Sadr, a member of the ruling Shia Alliance, has staged armed revolts against US, British and Iraqi troops. Sunni Arab leaders accuse his Mehdi Army militiamen of running death squads, a charge they deny.
ROADSIDE BOMBS KILL FIVE US SOLDIERS: Roadside bombs killed five US soldiers in Iraq in separate attacks on Sunday. In one attack, four soldiers were killed when a blast hit their vehicle north of Baghdad, the US military said on Monday.
A roadside bomb, one of the most lethal weapons used by Sunni Arab insurgents seeking to topple the Shia-led government backed by Washington, also killed a US soldier in western Baghdad, said the military.
The American casualties came on a day when a spate of car bombings and shootings across Iraq killed about 60 people. In Khallis, a religiously mixed town, gunmen stormed a market and cafe, killing 16 people and wounding 25, police said.

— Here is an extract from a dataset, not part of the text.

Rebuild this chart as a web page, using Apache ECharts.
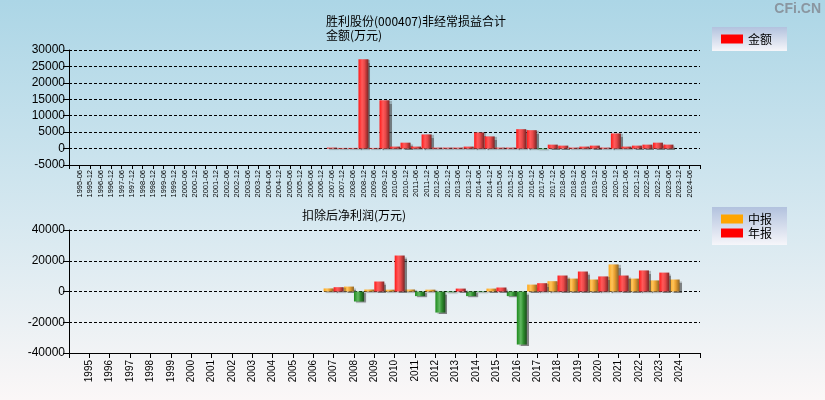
<!DOCTYPE html>
<html><head><meta charset="utf-8">
<script src="https://cdn.jsdelivr.net/npm/echarts@6/dist/echarts.min.js"></script>
<style>html,body{margin:0;padding:0;}#c{width:825px;height:400px;}</style>
</head><body><div id="c"></div>
<script>
// ---- data ----
var periodLabels = ['1995-06','1995-12','1996-06','1996-12','1997-06','1997-12','1998-06','1998-12','1999-06','1999-12',
 '2000-06','2000-12','2001-06','2001-12','2002-06','2002-12','2003-06','2003-12','2004-06','2004-12',
 '2005-06','2005-12','2006-06','2006-12','2007-06','2007-12','2008-06','2008-12','2009-06','2009-12',
 '2010-06','2010-12','2011-06','2011-12','2012-06','2012-12','2013-06','2013-12','2014-06','2014-12',
 '2015-06','2015-12','2016-06','2016-12','2017-06','2017-12','2018-06','2018-12','2019-06','2019-12',
 '2020-06','2020-12','2021-06','2021-12','2022-06','2022-12','2023-06','2023-12','2024-06'];
var nonRecurring = [null,null,null,null,null,null,null,null,null,null,
 null,null,null,null,null,null,null,null,null,null,
 null,null,null,null,300,200,200,27200,200,14700,
 600,1800,600,4300,300,300,300,600,4900,3700,
 300,300,5900,5600,-200,1200,900,300,600,900,
 300,4600,600,900,1200,1800,1200,null,null];
var yearLabels = ['1995','1996','1997','1998','1999','2000','2001','2002','2003','2004','2005','2006','2007','2008','2009',
 '2010','2011','2012','2013','2014','2015','2016','2017','2018','2019','2020','2021','2022','2023','2024'];
var midReport = [null,null,null,null,null,null,null,null,null,null,null,null,
 2000,3200,1300,1200,1300,1200,-500,-3000,1900,-3000,4500,6700,8400,7800,17600,8400,7200,7800];
var annualReport = [null,null,null,null,null,null,null,null,null,null,null,null,
 2800,-6500,6500,23400,-3000,-13700,1900,-400,2600,-34500,5400,10400,13000,9800,10400,13700,12300,null];
var topTicks = {min:-5000, max:30000, interval:5000};
var bottomTicks = {min:-40000, max:40000, interval:20000};

// ---- styles ----
function grad(stops){
  return new echarts.graphic.LinearGradient(0,0,1,0, stops.map(function(s){return {offset:s[0],color:s[1]};}));
}
var RED = grad([[0,'#ff1818'],[0.35,'#ff5a5a'],[0.6,'#e84848'],[1,'#7a2424']]);
var ORANGE = grad([[0,'#ffa81a'],[0.35,'#ffc45a'],[0.6,'#eaa030'],[1,'#8a6428']]);
var GREEN = grad([[0,'#1c8a1c'],[0.4,'#62b862'],[0.65,'#2e8e2e'],[1,'#1a4e1a']]);
var shadow = {shadowColor:'rgba(70,70,70,0.65)', shadowOffsetX:2, shadowOffsetY:1, shadowBlur:1};

function mkData(arr, pos){
  var out = [null];
  arr.forEach(function(v){
    if(v===null){ out.push(null); return; }
    out.push({value:v, itemStyle:Object.assign({color: v<0 ? GREEN : pos}, shadow)});
  });
  out.push(null);
  return out;
}
var topCats = [''].concat(periodLabels, ['']);
var botCats = [''].concat(yearLabels, ['']);

var font = 'Liberation Sans';
var cjk = 'Noto Sans CJK SC';
var legendBg = new echarts.graphic.LinearGradient(0,0,0,1,[{offset:0,color:'#b2c2de'},{offset:1,color:'#f6f6fa'}]);

var chart = echarts.init(document.getElementById('c'), null, {renderer:'canvas'});
var split = {show:true, lineStyle:{color:'#000', type:[3,2], width:1}};
var axisLine = {show:true, onZero:false, lineStyle:{color:'#000', width:1}};
var plain = function(v){ return String(v); };

chart.setOption({
  animation:false,
  backgroundColor: new echarts.graphic.LinearGradient(0,0,0,1,[{offset:0,color:'#acd6e6'},{offset:0.55,color:'#d6e8f0'},{offset:1,color:'#fbf7f7'}]),
  title:[
    {text:'胜利股份(000407)非经常损益合计', left:321, top:10, textStyle:{fontSize:12, fontWeight:'normal', color:'#000', fontFamily:cjk}},
    {text:'金额(万元)', left:321, top:24, textStyle:{fontSize:12, fontWeight:'normal', color:'#000', fontFamily:cjk}},
    {text:'扣除后净利润(万元)', left:297, top:204, textStyle:{fontSize:12, fontWeight:'normal', color:'#000', fontFamily:cjk}}
  ],
  graphic:[
    {type:'text', right:4, top:2, style:{text:'CFi.CN', fill:'#8a96a0', font:'bold 14px "Liberation Sans"'}}
  ],
  legend:[
    {data:[{name:'金额', itemStyle:{color:'#ff0000'}}], left:712, top:27, orient:'vertical', icon:'rect',
     itemWidth:22, itemHeight:9, itemGap:2, padding:[6,15,6,9], backgroundColor:legendBg,
     textStyle:{fontSize:12, color:'#000', fontFamily:cjk}},
    {data:[{name:'中报', itemStyle:{color:'#ffa500'}},{name:'年报', itemStyle:{color:'#ff0000'}}], left:712, top:207, orient:'vertical', icon:'rect',
     itemWidth:22, itemHeight:9, itemGap:2, padding:[6,15,6,9], backgroundColor:legendBg,
     textStyle:{fontSize:12, color:'#000', fontFamily:cjk}}
  ],
  grid:[
    {left:69, right:125, top:50, height:115},
    {left:69, right:125, top:230, height:123}
  ],
  xAxis:[
    {gridIndex:0, type:'category', data:topCats, boundaryGap:false, axisLine:axisLine,
     axisTick:{show:true, interval:0, length:4, lineStyle:{color:'#000'}},
     axisLabel:{interval:0, rotate:90, fontSize:7.5, color:'#000', fontFamily:font, margin:5}},
    {gridIndex:1, type:'category', data:botCats, boundaryGap:false, axisLine:axisLine,
     axisTick:{show:true, interval:0, length:5, lineStyle:{color:'#000'}},
     axisLabel:{interval:0, rotate:90, fontSize:10, color:'#000', fontFamily:font, margin:7}}
  ],
  yAxis:[
    {gridIndex:0, type:'value', min:topTicks.min, max:topTicks.max, interval:topTicks.interval,
     axisLine:{show:true, lineStyle:{color:'#000'}}, axisTick:{show:true, length:6, lineStyle:{color:'#000'}},
     splitLine:split, axisLabel:{fontSize:12, color:'#000', fontFamily:font, margin:4, formatter:plain}},
    {gridIndex:1, type:'value', min:bottomTicks.min, max:bottomTicks.max, interval:bottomTicks.interval,
     axisLine:{show:true, lineStyle:{color:'#000'}}, axisTick:{show:true, length:6, lineStyle:{color:'#000'}},
     splitLine:split, axisLabel:{fontSize:12, color:'#000', fontFamily:font, margin:4, formatter:plain}}
  ],
  series:[
    {name:'金额', type:'bar', xAxisIndex:0, yAxisIndex:0, barWidth:10, data:mkData(nonRecurring, RED)},
    {name:'中报', type:'bar', xAxisIndex:1, yAxisIndex:1, barWidth:10, barGap:'0%', data:mkData(midReport, ORANGE)},
    {name:'年报', type:'bar', xAxisIndex:1, yAxisIndex:1, barWidth:10, barGap:'0%', data:mkData(annualReport, RED)}
  ]
});
</script>
</body></html>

In one of the worst attacks of the day, a bomb blew apart a minibus in a busy commercial road in central Baghdad, killing nine people and sending black smoke billowing into the air.
The minibus blast followed a car bomb attack on Iraq's best-selling newspaper, the government-owned al-Sabah, that killed two employees and badly damaged the building.
In potentially oil rich Basra, where Maliki has imposed a state of emergency to deal with increasing violence fuelled by tensions between rival Shia Muslim factions, seven people were killed by a motorcycle bomb in a market, officials said.